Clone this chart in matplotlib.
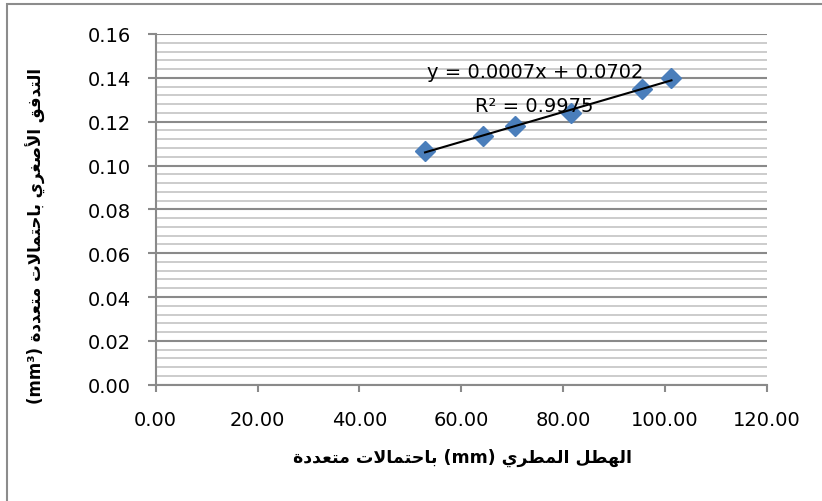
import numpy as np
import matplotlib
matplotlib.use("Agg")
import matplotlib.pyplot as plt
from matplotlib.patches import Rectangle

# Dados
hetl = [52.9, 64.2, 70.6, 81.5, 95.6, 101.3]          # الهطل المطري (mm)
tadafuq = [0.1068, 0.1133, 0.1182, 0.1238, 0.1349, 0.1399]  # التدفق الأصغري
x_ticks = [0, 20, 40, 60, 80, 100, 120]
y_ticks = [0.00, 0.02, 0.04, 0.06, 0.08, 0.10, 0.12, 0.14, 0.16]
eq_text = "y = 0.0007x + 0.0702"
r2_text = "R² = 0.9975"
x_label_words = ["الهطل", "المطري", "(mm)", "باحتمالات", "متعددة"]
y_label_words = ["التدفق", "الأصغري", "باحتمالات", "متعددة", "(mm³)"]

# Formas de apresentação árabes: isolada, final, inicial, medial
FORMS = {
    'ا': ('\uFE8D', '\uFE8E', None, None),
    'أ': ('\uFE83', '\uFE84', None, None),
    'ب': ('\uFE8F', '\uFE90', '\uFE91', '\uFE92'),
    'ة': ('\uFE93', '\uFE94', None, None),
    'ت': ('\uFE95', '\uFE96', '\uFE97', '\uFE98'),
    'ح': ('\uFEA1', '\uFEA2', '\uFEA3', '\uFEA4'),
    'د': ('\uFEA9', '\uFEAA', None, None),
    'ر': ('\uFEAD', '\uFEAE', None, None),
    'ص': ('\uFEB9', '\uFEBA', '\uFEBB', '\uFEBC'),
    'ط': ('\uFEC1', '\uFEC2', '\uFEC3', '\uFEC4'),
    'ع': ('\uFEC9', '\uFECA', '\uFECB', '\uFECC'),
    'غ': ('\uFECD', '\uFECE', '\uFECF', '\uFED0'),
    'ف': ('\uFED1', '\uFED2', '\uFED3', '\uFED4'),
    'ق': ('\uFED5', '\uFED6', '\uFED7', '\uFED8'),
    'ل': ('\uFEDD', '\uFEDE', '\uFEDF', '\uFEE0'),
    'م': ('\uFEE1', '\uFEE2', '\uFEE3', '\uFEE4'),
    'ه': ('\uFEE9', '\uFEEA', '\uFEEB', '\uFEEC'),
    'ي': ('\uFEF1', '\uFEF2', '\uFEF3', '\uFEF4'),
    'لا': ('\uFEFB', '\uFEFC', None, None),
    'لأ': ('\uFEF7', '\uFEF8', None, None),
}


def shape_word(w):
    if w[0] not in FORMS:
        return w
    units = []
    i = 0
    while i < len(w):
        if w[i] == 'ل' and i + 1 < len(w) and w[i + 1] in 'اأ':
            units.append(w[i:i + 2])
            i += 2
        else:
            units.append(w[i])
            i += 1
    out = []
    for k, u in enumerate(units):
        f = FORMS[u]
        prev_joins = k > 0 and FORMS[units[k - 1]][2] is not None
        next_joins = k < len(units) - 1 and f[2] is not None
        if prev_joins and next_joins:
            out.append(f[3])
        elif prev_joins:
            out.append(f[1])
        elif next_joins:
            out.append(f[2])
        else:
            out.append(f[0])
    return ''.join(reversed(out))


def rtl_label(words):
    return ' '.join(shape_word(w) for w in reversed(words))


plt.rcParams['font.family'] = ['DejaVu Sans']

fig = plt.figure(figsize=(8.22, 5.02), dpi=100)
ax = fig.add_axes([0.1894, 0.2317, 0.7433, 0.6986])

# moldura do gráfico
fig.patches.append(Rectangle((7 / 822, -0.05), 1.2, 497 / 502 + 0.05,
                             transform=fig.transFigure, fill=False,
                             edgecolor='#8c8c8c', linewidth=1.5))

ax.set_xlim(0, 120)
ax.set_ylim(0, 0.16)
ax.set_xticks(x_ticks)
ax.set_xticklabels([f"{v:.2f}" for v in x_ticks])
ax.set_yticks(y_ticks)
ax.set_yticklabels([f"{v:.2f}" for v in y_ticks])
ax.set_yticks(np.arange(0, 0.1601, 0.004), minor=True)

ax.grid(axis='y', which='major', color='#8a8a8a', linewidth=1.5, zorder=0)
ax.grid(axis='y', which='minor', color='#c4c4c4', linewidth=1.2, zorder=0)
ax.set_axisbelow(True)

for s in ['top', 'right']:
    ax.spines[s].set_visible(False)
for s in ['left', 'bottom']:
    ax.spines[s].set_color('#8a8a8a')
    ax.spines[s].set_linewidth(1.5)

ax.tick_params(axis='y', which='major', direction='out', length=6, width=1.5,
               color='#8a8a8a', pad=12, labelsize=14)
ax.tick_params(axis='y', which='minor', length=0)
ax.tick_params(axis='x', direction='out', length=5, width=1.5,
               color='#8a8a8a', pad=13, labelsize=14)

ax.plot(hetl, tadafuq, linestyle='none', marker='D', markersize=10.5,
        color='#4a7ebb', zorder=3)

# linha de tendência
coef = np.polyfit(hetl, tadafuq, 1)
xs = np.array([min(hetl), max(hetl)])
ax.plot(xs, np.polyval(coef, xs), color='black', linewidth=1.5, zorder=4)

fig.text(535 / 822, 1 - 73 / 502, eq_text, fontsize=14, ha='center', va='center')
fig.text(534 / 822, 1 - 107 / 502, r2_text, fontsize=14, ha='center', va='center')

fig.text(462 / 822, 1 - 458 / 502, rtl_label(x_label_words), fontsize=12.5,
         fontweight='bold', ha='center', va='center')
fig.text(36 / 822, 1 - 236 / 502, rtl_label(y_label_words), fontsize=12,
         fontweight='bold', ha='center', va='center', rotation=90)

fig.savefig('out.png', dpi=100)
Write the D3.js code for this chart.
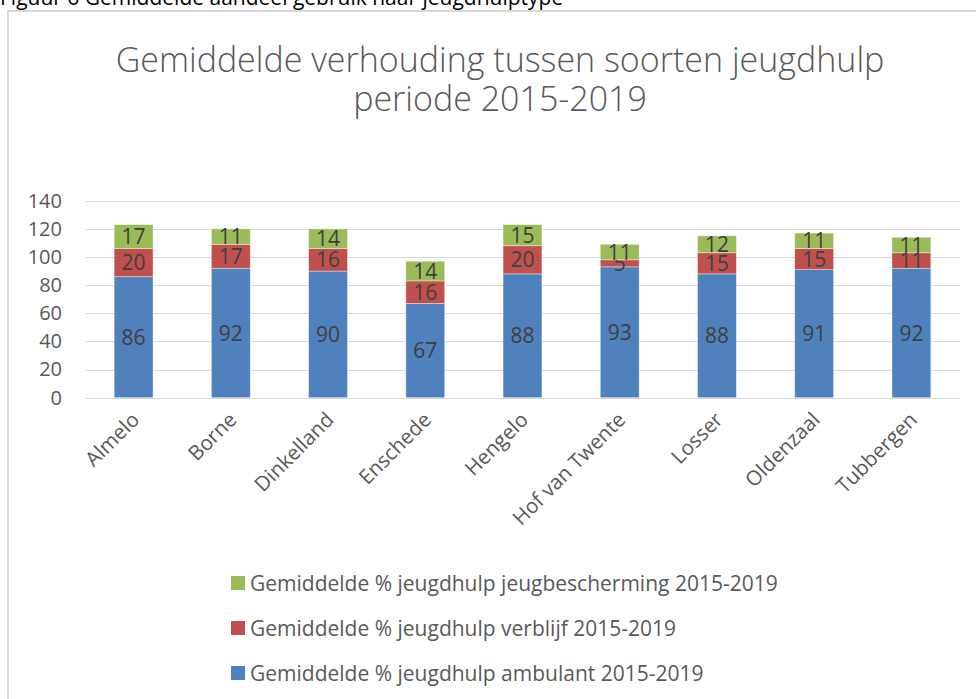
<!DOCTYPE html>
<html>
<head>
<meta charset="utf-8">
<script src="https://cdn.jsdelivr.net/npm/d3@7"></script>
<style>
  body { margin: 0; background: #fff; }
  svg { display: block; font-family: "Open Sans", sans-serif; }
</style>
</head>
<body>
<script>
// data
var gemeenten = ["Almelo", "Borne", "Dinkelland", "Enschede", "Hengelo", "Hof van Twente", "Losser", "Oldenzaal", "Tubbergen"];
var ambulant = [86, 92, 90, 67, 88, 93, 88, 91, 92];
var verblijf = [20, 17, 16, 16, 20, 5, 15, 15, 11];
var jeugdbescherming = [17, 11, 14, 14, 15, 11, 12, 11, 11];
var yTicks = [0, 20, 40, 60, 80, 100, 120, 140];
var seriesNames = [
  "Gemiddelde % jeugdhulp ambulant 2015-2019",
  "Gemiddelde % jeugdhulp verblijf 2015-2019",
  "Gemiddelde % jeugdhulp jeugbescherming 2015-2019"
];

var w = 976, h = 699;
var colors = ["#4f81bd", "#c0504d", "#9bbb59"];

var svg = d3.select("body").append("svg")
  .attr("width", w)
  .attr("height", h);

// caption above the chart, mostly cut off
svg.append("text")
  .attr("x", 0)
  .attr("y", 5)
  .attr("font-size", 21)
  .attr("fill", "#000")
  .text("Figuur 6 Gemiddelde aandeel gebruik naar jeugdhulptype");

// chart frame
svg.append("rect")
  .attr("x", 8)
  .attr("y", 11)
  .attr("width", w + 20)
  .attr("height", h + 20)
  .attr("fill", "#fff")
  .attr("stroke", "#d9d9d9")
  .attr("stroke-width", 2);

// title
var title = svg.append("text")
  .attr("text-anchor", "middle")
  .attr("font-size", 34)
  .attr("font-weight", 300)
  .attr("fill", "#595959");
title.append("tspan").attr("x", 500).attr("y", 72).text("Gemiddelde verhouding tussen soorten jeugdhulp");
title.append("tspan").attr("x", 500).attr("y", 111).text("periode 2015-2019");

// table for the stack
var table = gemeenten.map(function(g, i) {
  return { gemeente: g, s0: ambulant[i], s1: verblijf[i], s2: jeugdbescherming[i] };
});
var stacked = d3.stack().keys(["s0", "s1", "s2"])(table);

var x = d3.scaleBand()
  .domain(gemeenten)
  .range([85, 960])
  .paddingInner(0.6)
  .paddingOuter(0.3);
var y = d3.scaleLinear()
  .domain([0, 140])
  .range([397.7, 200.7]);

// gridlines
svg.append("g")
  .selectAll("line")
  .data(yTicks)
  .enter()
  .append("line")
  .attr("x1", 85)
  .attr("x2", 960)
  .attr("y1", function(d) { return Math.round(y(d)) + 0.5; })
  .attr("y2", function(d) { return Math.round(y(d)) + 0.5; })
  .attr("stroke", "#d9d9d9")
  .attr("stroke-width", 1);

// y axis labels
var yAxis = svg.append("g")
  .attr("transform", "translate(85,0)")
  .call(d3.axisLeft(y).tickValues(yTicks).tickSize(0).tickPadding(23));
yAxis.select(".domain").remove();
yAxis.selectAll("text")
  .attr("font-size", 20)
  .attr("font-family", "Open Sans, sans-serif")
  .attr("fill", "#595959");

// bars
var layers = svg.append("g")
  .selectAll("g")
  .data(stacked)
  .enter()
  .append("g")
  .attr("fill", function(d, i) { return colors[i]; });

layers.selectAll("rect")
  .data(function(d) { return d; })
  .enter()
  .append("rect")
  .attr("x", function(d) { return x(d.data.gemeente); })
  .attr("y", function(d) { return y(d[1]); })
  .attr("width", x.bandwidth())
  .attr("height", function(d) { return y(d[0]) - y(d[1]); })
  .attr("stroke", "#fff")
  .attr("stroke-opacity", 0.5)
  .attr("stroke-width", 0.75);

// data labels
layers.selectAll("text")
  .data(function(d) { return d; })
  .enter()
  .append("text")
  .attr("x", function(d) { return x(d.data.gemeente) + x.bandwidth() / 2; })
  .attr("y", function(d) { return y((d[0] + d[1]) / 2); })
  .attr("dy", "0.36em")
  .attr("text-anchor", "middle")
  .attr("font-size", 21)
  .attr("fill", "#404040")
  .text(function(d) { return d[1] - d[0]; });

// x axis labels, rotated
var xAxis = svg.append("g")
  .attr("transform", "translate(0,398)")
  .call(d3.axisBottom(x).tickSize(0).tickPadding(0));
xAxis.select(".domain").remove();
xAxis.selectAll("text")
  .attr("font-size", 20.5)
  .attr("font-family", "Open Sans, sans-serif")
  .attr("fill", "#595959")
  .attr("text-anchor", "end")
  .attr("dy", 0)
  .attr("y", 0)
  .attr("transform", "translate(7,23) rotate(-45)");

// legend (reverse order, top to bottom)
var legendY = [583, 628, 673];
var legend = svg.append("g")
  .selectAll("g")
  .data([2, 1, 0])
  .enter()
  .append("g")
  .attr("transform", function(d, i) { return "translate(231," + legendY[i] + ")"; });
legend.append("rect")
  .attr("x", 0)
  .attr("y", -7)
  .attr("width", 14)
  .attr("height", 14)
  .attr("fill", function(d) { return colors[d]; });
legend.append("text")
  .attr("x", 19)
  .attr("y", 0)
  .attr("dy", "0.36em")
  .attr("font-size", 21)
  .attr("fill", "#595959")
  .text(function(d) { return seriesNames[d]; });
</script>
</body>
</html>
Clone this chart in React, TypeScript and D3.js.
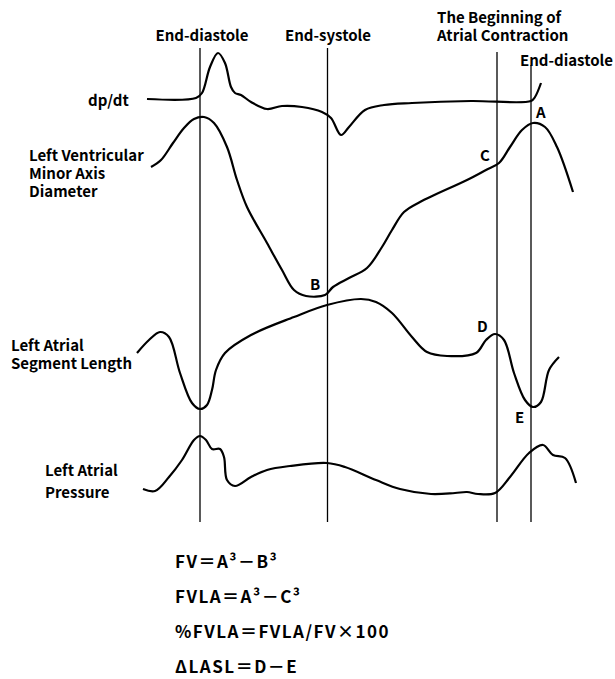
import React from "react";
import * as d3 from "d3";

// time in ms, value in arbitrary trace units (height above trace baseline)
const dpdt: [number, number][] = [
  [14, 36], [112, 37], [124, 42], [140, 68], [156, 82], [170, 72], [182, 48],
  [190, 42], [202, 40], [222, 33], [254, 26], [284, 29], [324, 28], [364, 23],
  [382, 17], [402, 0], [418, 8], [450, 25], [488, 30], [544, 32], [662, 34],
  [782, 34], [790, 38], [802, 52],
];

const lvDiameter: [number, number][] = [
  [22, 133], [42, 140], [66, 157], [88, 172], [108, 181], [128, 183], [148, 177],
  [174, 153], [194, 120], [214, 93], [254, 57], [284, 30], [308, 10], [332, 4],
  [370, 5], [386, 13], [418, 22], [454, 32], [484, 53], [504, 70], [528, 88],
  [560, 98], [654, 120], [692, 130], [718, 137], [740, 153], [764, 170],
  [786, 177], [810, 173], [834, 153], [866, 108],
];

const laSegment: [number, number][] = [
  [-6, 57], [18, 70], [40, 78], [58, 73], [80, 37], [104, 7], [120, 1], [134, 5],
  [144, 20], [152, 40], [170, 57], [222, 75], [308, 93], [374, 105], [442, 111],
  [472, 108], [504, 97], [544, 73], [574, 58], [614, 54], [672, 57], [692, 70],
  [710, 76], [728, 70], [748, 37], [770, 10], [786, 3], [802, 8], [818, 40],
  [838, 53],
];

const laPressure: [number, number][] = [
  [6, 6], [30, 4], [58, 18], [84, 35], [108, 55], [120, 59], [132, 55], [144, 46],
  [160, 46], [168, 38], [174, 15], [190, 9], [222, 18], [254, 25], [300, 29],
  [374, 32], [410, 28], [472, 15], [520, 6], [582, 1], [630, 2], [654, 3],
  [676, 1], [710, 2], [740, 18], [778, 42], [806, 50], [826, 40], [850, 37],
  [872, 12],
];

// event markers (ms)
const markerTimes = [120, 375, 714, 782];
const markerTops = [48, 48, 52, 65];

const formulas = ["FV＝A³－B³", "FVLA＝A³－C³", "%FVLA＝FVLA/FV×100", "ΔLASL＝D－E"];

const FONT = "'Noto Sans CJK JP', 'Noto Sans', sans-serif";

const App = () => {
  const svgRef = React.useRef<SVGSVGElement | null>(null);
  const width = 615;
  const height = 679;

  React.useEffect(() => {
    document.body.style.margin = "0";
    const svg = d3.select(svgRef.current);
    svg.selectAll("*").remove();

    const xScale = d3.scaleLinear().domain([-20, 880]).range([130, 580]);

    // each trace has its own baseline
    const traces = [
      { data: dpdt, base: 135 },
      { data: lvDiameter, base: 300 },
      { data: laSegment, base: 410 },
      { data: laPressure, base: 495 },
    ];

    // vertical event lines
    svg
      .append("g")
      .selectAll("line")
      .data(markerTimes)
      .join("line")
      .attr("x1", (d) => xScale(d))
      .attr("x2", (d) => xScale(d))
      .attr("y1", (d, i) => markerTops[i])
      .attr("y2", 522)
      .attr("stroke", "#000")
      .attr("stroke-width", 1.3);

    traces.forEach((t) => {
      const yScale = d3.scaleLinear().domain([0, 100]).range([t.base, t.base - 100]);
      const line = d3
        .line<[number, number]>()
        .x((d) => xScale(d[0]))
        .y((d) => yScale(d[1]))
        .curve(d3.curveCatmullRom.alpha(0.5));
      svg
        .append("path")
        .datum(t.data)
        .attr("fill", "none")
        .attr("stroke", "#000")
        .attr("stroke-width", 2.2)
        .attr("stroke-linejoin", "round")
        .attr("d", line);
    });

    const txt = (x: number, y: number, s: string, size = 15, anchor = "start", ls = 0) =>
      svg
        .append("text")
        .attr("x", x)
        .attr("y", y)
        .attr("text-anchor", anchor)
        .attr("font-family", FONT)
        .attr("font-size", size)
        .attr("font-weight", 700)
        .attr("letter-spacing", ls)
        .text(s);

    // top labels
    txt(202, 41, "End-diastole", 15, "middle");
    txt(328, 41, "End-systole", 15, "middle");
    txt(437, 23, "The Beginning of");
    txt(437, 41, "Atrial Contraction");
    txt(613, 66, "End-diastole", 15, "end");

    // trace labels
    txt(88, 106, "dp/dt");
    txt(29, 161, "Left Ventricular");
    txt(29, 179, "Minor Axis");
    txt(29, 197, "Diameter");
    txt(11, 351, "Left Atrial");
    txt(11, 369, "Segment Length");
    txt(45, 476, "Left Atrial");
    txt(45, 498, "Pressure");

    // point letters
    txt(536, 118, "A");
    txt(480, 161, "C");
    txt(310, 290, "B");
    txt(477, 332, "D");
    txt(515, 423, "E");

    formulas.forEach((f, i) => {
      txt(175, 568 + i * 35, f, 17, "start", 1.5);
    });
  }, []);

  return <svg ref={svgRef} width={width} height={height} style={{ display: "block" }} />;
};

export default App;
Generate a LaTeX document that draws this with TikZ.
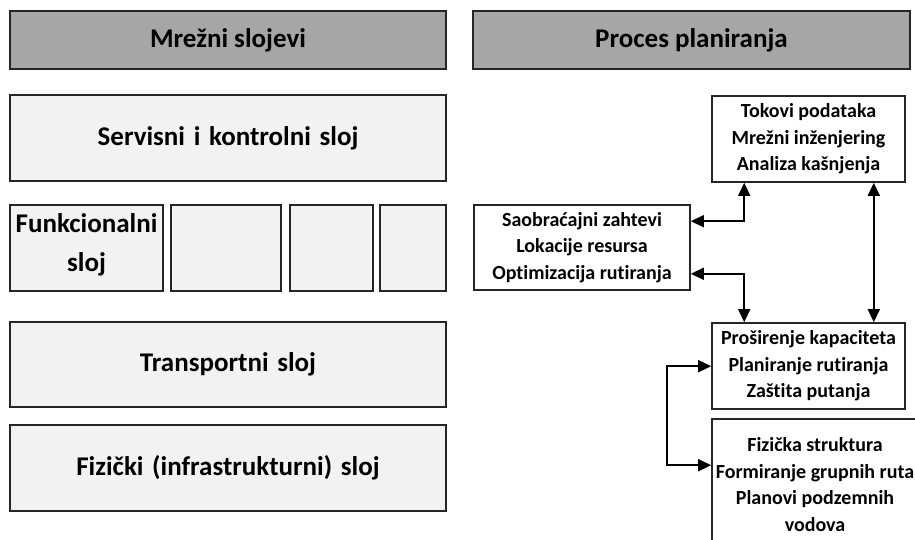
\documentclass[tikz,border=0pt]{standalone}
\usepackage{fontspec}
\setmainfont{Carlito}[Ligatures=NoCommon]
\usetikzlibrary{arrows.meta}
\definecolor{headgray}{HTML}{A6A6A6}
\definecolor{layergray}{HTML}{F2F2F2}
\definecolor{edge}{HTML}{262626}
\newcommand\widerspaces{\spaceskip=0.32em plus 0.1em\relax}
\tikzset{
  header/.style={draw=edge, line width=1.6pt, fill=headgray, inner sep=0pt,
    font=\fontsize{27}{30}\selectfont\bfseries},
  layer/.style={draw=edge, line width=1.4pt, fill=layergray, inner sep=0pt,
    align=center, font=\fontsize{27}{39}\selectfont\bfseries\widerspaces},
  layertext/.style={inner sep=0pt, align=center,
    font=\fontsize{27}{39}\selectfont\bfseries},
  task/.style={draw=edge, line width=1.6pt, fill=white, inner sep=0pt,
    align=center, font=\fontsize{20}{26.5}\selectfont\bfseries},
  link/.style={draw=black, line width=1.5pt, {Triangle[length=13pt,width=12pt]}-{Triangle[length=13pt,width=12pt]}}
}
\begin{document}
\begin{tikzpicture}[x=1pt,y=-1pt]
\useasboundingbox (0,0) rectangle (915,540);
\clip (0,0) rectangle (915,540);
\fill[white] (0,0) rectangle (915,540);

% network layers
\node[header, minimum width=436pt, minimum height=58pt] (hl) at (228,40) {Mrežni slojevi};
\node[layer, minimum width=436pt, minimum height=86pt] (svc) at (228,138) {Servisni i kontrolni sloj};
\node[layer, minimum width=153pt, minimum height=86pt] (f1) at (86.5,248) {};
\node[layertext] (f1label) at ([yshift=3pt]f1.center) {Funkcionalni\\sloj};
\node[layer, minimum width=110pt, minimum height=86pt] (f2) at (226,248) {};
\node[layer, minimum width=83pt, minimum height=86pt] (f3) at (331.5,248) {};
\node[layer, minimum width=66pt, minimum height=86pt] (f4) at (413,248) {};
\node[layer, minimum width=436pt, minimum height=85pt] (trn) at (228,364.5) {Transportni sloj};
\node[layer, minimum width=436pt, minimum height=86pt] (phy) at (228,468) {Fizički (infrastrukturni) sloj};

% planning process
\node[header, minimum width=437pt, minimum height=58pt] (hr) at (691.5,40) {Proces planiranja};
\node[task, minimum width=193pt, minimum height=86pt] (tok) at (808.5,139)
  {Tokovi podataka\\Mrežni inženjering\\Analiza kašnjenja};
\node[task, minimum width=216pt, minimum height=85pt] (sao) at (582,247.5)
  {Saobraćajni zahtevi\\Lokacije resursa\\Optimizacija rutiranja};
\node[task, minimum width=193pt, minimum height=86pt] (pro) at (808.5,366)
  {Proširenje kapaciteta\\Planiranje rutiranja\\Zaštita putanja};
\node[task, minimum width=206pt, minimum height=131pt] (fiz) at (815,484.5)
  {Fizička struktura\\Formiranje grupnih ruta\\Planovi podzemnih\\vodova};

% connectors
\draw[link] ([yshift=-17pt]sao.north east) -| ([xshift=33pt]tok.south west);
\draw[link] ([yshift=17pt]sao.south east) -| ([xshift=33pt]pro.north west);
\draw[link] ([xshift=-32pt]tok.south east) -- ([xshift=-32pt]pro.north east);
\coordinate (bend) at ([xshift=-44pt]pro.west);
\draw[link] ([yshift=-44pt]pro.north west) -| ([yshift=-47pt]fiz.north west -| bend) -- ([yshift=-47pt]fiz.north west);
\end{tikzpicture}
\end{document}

* _TASK BRIEF_
Read the entries above, then pull out the lines that include "matplotlib".

* _THE RESPONSE_
Clone this chart in matplotlib.
import matplotlib
matplotlib.use("Agg")
import matplotlib.pyplot as plt
from matplotlib.patches import Rectangle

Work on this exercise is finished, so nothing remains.